Er wordt mensen die naar vrede streven nog wel eens verweten dat ze niet de waarheid durven zeggen. De dreiging met geweld, bijvoorbeeld door de Islam, zou hen verhinderen te zeggen dat het verkeerd is vrouwen achter te stellen, homoseksuelen te discrimineren of anders gelovigen te bedreigen met geweld. Niet is minder waar. Maar het maakt nogal verschil of je er met je broeders en zusters over in gesprek gaat of dat je de ander bestempelt en behandelt als vijanden. De waarheid is dat iedereen je broeder en je zuster is. De waarheid is ook dat je dus nooit bang hoeft te zijn te zeggen wat er verkeerd is, juist omdat je het goede wil doen en niet dan het goede. Dat is de boodschap van Jezus van Nazareth. Daarom ook veroordelen vredestichters de inval van Rusland in Oekraïne. Het enige dat je kunt doen is laten zien wat liefde vermag, in vrede met elkaar leven, zeker ook met de vluchtelingen uit Oekraïne.
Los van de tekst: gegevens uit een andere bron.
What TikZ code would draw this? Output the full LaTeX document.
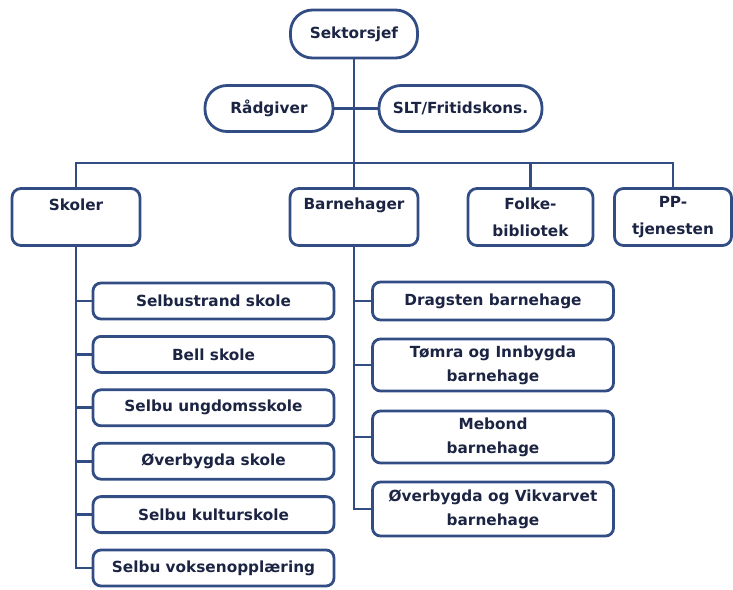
\documentclass[tikz,border=0pt]{standalone}
\usepackage{fontspec}
\setmainfont{DejaVu Sans}
\usetikzlibrary{positioning}
\definecolor{orgline}{RGB}{50,76,132}
\definecolor{orgtext}{RGB}{28,36,68}

\begin{document}
\begin{tikzpicture}[x=1pt, y=-1pt,
		font=\fontsize{15.3}{24}\selectfont\bfseries,
		every node/.style={text=orgtext, inner sep=0pt, align=center},
		pill/.style={draw=orgline, line width=2.8pt, rounded corners=22pt, minimum height=46pt},
		unitbox/.style={draw=orgline, line width=2.8pt, rounded corners=9pt, minimum height=57pt},
		subbox/.style={draw=orgline, line width=2.8pt, rounded corners=8pt, minimum width=241pt},
		wire/.style={draw=orgline, line width=2.8pt}]
			\useasboundingbox (0,0) rectangle (733,589);
			% top level
			\node[pill, minimum width = 127pt, minimum height = 48pt] (sjef) at (354,34) {Sektorsjef};
			\node[pill, minimum width = 128pt] (raad) at (269,108.5) {Rådgiver};
			\node[pill, minimum width = 163pt] (slt) at (460.5,108.5) {SLT/Fritidskons.};
			% sectors
			\node[unitbox, minimum width = 128pt] (skoler) at (76,217) {Skoler\\\phantom{Skoler}};
			\node[unitbox, minimum width = 128pt] (barn) at (354,217) {Barnehager\\\phantom{Barnehager}};
			\node[unitbox, minimum width = 125pt] (folk) at (530.5,217) {Folke-\\[3pt]bibliotek};
			\node[unitbox, minimum width = 117pt] (pp) at (673,217) {PP-\\[3pt]tjenesten};
			% schools
			\node[subbox, minimum height = 36pt] (sel1) at (213.5,301) {Selbustrand skole};
			\node[subbox, minimum height = 36pt, below = 14.6pt of sel1] (sel2) {Bell skole};
			\node[subbox, minimum height = 36pt, below = 14.6pt of sel2] (sel3) {Selbu ungdomsskole};
			\node[subbox, minimum height = 36pt, below = 14.6pt of sel3] (sel4) {Øverbygda skole};
			\node[subbox, minimum height = 36pt, below = 14.6pt of sel4] (sel5) {Selbu kulturskole};
			\node[subbox, minimum height = 36pt, below = 14.6pt of sel5] (sel6) {Selbu voksenopplæring};
			% kindergartens
			\node[subbox, minimum height = 38pt] (bh1) at (493,301) {Dragsten barnehage};
			\node[subbox, minimum height = 52pt, below = 16.2pt of bh1] (bh2) {Tømra og Innbygda\\barnehage};
			\node[subbox, minimum height = 52pt, below = 17.2pt of bh2] (bh3) {Mebond\\barnehage};
			\node[subbox, minimum height = 54pt, below = 16.2pt of bh3] (bh4) {Øverbygda og Vikvarvet\\barnehage};
			% connectors
			\coordinate (bar) at (354,163);
			\draw[wire] (sjef.south) -- (barn.north);
			\draw[wire] (raad.east) -- (slt.west);
			\draw[wire] (skoler.north) |- (bar) -| (pp.north);
			\draw[wire] (folk.north) -- (folk.north |- bar);
			\draw[wire] (skoler.south) |- (sel6.west);
			\foreach \n in {sel1,sel2,sel3,sel4,sel5}
				\draw[wire] (skoler.south |- \n.west) -- (\n.west);
			\draw[wire] (barn.south) |- (bh4.west);
			\foreach \n in {bh1,bh2,bh3}
				\draw[wire] (barn.south |- \n.west) -- (\n.west);
		\end{tikzpicture}
\end{document}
Zelf kunnen we Jezus van Nazareth niet meer tegenkomen, we kennen hem uit de verhalen uit de Bijbel. Maar de manier waarop hij met de mensen omging, waarop hij tegen de wereld aankeek, zijn Geest, die kennen we wel en die is ons juist door die verhalen geschonken. Daar kunnen we de wereld mee benaderen, in zijn Geest kunnen we de hand uitsteken naar de minsten in de samenleving. Maar in zijn Geest kunnen we ook samenwerken in onze eigen samenleving en delen met ieder die dat nodig heeft. Het ging Jezus er niet om om een baas te worden in de wereld, om in gevecht te gaan met de krachten en machten in de wereld. Dat bleek uit het antwoord op de vraag van Judas. Het zou nog blijken toen hij die menselijke zucht naar macht ook bij Jezus wilde uitlokken. Iemand die zoveel goed deed kon dan toch niet anders doen dan ook zichzelf veilig stellen. Maar dat was nu juist de kracht van Jezus van Nazareth, dat hij nooit iets deed voor zichzelf. Zo wilde hij herinnerd worden en zo wilde hij nagevolgd worden.
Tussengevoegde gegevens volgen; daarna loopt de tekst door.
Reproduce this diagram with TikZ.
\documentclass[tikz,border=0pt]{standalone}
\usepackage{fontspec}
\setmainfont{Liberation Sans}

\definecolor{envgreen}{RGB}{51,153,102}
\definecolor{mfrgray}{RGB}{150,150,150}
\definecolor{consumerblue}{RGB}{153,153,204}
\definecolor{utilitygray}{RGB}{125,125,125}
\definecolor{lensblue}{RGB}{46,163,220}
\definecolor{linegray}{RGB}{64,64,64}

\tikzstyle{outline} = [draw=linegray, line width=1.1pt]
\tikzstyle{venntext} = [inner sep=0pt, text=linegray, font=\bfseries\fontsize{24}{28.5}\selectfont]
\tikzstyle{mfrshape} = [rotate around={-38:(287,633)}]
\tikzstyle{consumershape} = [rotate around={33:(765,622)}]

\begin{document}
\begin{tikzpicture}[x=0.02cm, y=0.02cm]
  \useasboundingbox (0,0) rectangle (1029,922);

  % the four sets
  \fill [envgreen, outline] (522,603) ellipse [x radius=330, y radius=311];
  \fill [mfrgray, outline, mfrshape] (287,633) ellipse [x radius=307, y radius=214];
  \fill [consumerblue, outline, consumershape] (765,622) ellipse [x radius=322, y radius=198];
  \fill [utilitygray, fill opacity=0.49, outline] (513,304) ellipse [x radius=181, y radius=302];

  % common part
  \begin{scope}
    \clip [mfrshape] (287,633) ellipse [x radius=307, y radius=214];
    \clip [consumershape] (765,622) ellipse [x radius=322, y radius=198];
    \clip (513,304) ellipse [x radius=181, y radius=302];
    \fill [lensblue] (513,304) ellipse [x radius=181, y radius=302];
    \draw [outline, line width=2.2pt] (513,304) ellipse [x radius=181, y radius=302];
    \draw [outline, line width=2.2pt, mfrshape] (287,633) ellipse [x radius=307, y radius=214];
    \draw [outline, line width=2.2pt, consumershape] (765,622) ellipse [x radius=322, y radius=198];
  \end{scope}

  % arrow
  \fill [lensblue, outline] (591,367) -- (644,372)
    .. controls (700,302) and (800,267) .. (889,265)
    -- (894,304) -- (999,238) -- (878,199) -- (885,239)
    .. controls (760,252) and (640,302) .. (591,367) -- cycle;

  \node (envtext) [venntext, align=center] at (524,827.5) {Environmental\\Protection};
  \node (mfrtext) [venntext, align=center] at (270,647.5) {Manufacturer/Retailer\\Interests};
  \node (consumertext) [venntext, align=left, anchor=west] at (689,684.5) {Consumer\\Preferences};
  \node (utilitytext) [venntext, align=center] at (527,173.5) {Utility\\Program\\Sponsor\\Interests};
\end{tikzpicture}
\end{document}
Het zogenaamd zwakke is het sterkste van de wereld. Uiteindelijk zou zijn Liefde de hele wereld moeten omspannen. In de oude profetieën werd al voorspeld dat ooit alle volken van de wereld zich zouden keren naar Jeruzalem. Daar lag de Wet van heb-je-naaste-lief-als-jezelf in de Tempel. Met de komst van Jezus van Nazareth moest die Wet uit de Tempel vandaan de wereld in. Dat was wat de Geest zou bewerkstelligen, dat is wat de Geest ook voor ons kan bewerken. Ieder van ons kan in zijn Geest de hand uitsteken naar de minsten. In ons huis, in onze straat, in onze stad, in ons land, in Europa en in de wereld. Vluchtelingen komen niet alleen uit Oekraïne maar er zijn veel landen met wrede oorlogen, denk alleen maar aan Jemen. Iedereen kan elke dag iets goeds doen voor een ander, vrijwilligerswerk doen voor mensen die dat nodig hebben, boodschappen doen in een fair trade winkel, een brief of briefkaart schrijven voor Amnesty International, een handtekening zetten voor vrede of rechtvaardigheid, stem geven aan mensen wier stem werd gesmoord. Dat is de Geest van God, dat kan vandaag zeker.